== Given request ==
Reproduce the records. Keep every word exact and include no images.

:: Working data

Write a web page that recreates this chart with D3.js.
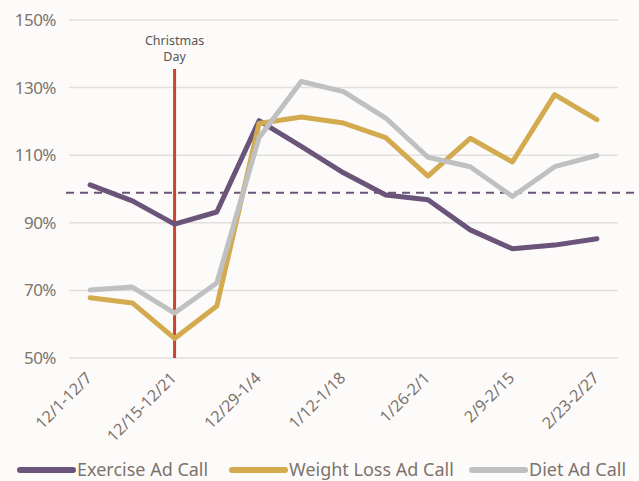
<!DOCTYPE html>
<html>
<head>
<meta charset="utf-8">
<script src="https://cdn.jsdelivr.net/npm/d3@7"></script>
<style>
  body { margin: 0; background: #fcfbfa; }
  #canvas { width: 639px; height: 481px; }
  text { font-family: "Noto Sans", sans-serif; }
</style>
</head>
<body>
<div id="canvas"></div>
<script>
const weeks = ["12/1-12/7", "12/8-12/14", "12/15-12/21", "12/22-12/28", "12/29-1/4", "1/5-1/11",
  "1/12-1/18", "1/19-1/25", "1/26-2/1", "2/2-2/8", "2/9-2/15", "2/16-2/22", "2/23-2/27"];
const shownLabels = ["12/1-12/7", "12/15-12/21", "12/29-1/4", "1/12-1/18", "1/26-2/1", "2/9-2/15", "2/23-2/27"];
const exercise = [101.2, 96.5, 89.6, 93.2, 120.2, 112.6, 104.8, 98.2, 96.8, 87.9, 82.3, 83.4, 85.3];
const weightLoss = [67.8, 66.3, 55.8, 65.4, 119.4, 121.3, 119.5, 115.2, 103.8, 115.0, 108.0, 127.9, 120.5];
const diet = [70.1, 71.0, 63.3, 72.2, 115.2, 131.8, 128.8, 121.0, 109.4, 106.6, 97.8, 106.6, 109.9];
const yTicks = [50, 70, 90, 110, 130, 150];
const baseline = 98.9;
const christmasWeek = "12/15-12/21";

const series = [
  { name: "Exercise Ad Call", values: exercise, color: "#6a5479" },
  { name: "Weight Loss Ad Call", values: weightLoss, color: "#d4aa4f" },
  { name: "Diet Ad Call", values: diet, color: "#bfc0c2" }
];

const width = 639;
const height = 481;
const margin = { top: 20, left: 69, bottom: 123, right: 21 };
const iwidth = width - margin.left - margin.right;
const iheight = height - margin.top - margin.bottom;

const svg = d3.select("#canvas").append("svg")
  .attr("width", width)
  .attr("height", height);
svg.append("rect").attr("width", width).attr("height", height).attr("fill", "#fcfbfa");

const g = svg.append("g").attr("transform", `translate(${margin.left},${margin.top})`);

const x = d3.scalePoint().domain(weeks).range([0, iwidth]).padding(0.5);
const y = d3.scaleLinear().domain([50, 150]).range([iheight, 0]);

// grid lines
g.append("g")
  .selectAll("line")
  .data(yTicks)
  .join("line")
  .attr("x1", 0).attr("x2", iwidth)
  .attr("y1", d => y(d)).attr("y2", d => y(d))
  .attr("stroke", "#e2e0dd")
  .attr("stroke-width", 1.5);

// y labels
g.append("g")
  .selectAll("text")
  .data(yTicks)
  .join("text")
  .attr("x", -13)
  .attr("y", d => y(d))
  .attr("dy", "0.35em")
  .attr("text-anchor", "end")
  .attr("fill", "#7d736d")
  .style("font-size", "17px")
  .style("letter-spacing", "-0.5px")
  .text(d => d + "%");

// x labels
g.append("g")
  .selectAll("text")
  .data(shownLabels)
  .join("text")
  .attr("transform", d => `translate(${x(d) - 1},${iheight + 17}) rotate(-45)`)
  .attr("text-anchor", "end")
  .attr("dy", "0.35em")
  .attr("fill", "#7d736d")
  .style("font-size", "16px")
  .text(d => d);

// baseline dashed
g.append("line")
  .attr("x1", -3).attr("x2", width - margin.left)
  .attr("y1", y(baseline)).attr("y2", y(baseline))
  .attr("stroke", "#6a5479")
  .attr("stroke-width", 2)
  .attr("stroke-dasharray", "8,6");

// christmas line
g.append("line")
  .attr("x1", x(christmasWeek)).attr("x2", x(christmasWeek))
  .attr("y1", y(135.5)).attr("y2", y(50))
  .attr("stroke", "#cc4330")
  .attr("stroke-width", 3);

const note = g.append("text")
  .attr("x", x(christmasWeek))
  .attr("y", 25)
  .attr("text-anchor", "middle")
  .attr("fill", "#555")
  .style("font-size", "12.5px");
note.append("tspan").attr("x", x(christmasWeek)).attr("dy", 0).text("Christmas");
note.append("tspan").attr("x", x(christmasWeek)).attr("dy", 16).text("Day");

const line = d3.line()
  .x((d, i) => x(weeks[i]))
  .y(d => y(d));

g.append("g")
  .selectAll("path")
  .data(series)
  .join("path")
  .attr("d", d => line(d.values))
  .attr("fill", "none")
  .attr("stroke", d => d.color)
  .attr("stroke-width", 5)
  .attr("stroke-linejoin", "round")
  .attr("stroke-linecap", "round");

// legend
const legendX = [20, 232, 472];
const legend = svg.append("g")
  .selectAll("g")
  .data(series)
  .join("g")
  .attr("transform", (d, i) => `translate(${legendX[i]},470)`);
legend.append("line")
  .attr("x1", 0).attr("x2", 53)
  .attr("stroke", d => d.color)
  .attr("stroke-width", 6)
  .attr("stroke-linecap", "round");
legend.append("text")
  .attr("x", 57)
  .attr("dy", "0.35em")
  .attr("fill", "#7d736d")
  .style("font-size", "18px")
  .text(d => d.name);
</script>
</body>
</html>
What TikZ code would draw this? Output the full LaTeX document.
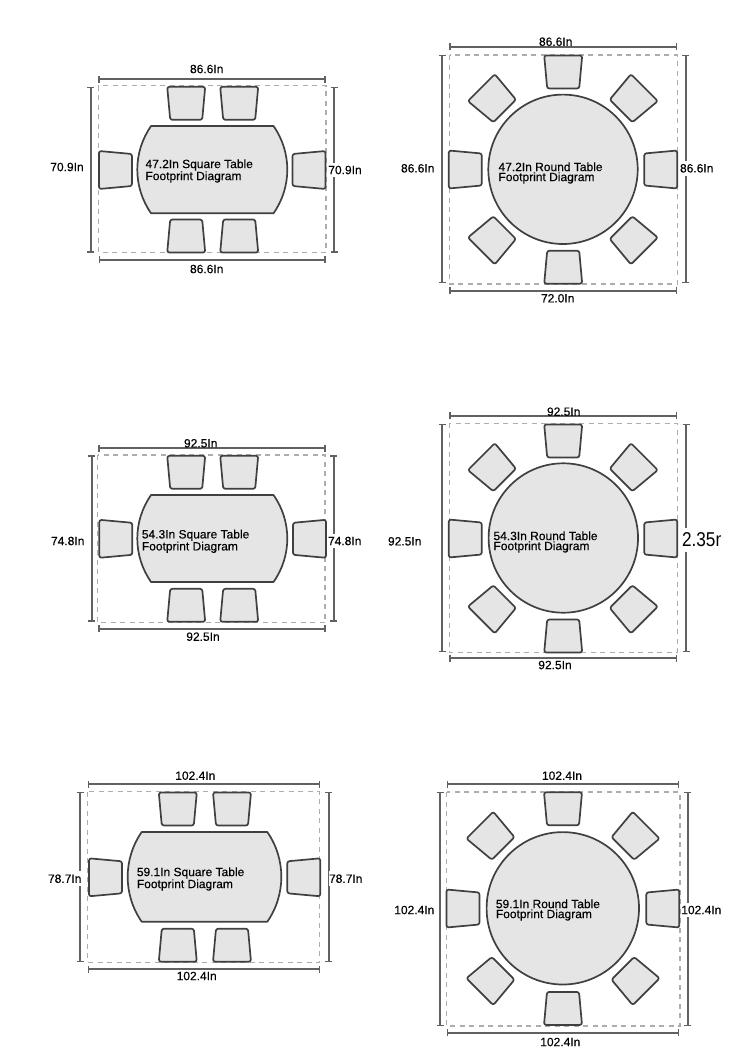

::::

== Reply to the task ==
Write a web page that recreates this chart with D3.js.
<!DOCTYPE html>
<html>
<head>
<meta charset="utf-8">
<script src="https://cdn.jsdelivr.net/npm/d3@7"></script>
<style>
  body { margin: 0; background: #fcfbfa; }
  #canvas { width: 639px; height: 481px; }
  text { font-family: "Noto Sans", sans-serif; }
</style>
</head>
<body>
<div id="canvas"></div>
<script>
const weeks = ["12/1-12/7", "12/8-12/14", "12/15-12/21", "12/22-12/28", "12/29-1/4", "1/5-1/11",
  "1/12-1/18", "1/19-1/25", "1/26-2/1", "2/2-2/8", "2/9-2/15", "2/16-2/22", "2/23-2/27"];
const shownLabels = ["12/1-12/7", "12/15-12/21", "12/29-1/4", "1/12-1/18", "1/26-2/1", "2/9-2/15", "2/23-2/27"];
const exercise = [101.2, 96.5, 89.6, 93.2, 120.2, 112.6, 104.8, 98.2, 96.8, 87.9, 82.3, 83.4, 85.3];
const weightLoss = [67.8, 66.3, 55.8, 65.4, 119.4, 121.3, 119.5, 115.2, 103.8, 115.0, 108.0, 127.9, 120.5];
const diet = [70.1, 71.0, 63.3, 72.2, 115.2, 131.8, 128.8, 121.0, 109.4, 106.6, 97.8, 106.6, 109.9];
const yTicks = [50, 70, 90, 110, 130, 150];
const baseline = 98.9;
const christmasWeek = "12/15-12/21";

const series = [
  { name: "Exercise Ad Call", values: exercise, color: "#6a5479" },
  { name: "Weight Loss Ad Call", values: weightLoss, color: "#d4aa4f" },
  { name: "Diet Ad Call", values: diet, color: "#bfc0c2" }
];

const width = 639;
const height = 481;
const margin = { top: 20, left: 69, bottom: 123, right: 21 };
const iwidth = width - margin.left - margin.right;
const iheight = height - margin.top - margin.bottom;

const svg = d3.select("#canvas").append("svg")
  .attr("width", width)
  .attr("height", height);
svg.append("rect").attr("width", width).attr("height", height).attr("fill", "#fcfbfa");

const g = svg.append("g").attr("transform", `translate(${margin.left},${margin.top})`);

const x = d3.scalePoint().domain(weeks).range([0, iwidth]).padding(0.5);
const y = d3.scaleLinear().domain([50, 150]).range([iheight, 0]);

// grid lines
g.append("g")
  .selectAll("line")
  .data(yTicks)
  .join("line")
  .attr("x1", 0).attr("x2", iwidth)
  .attr("y1", d => y(d)).attr("y2", d => y(d))
  .attr("stroke", "#e2e0dd")
  .attr("stroke-width", 1.5);

// y labels
g.append("g")
  .selectAll("text")
  .data(yTicks)
  .join("text")
  .attr("x", -13)
  .attr("y", d => y(d))
  .attr("dy", "0.35em")
  .attr("text-anchor", "end")
  .attr("fill", "#7d736d")
  .style("font-size", "17px")
  .style("letter-spacing", "-0.5px")
  .text(d => d + "%");

// x labels
g.append("g")
  .selectAll("text")
  .data(shownLabels)
  .join("text")
  .attr("transform", d => `translate(${x(d) - 1},${iheight + 17}) rotate(-45)`)
  .attr("text-anchor", "end")
  .attr("dy", "0.35em")
  .attr("fill", "#7d736d")
  .style("font-size", "16px")
  .text(d => d);

// baseline dashed
g.append("line")
  .attr("x1", -3).attr("x2", width - margin.left)
  .attr("y1", y(baseline)).attr("y2", y(baseline))
  .attr("stroke", "#6a5479")
  .attr("stroke-width", 2)
  .attr("stroke-dasharray", "8,6");

// christmas line
g.append("line")
  .attr("x1", x(christmasWeek)).attr("x2", x(christmasWeek))
  .attr("y1", y(135.5)).attr("y2", y(50))
  .attr("stroke", "#cc4330")
  .attr("stroke-width", 3);

const note = g.append("text")
  .attr("x", x(christmasWeek))
  .attr("y", 25)
  .attr("text-anchor", "middle")
  .attr("fill", "#555")
  .style("font-size", "12.5px");
note.append("tspan").attr("x", x(christmasWeek)).attr("dy", 0).text("Christmas");
note.append("tspan").attr("x", x(christmasWeek)).attr("dy", 16).text("Day");

const line = d3.line()
  .x((d, i) => x(weeks[i]))
  .y(d => y(d));

g.append("g")
  .selectAll("path")
  .data(series)
  .join("path")
  .attr("d", d => line(d.values))
  .attr("fill", "none")
  .attr("stroke", d => d.color)
  .attr("stroke-width", 5)
  .attr("stroke-linejoin", "round")
  .attr("stroke-linecap", "round");

// legend
const legendX = [20, 232, 472];
const legend = svg.append("g")
  .selectAll("g")
  .data(series)
  .join("g")
  .attr("transform", (d, i) => `translate(${legendX[i]},470)`);
legend.append("line")
  .attr("x1", 0).attr("x2", 53)
  .attr("stroke", d => d.color)
  .attr("stroke-width", 6)
  .attr("stroke-linecap", "round");
legend.append("text")
  .attr("x", 57)
  .attr("dy", "0.35em")
  .attr("fill", "#7d736d")
  .style("font-size", "18px")
  .text(d => d.name);
</script>
</body>
</html>
What TikZ code would draw this? Output the full LaTeX document.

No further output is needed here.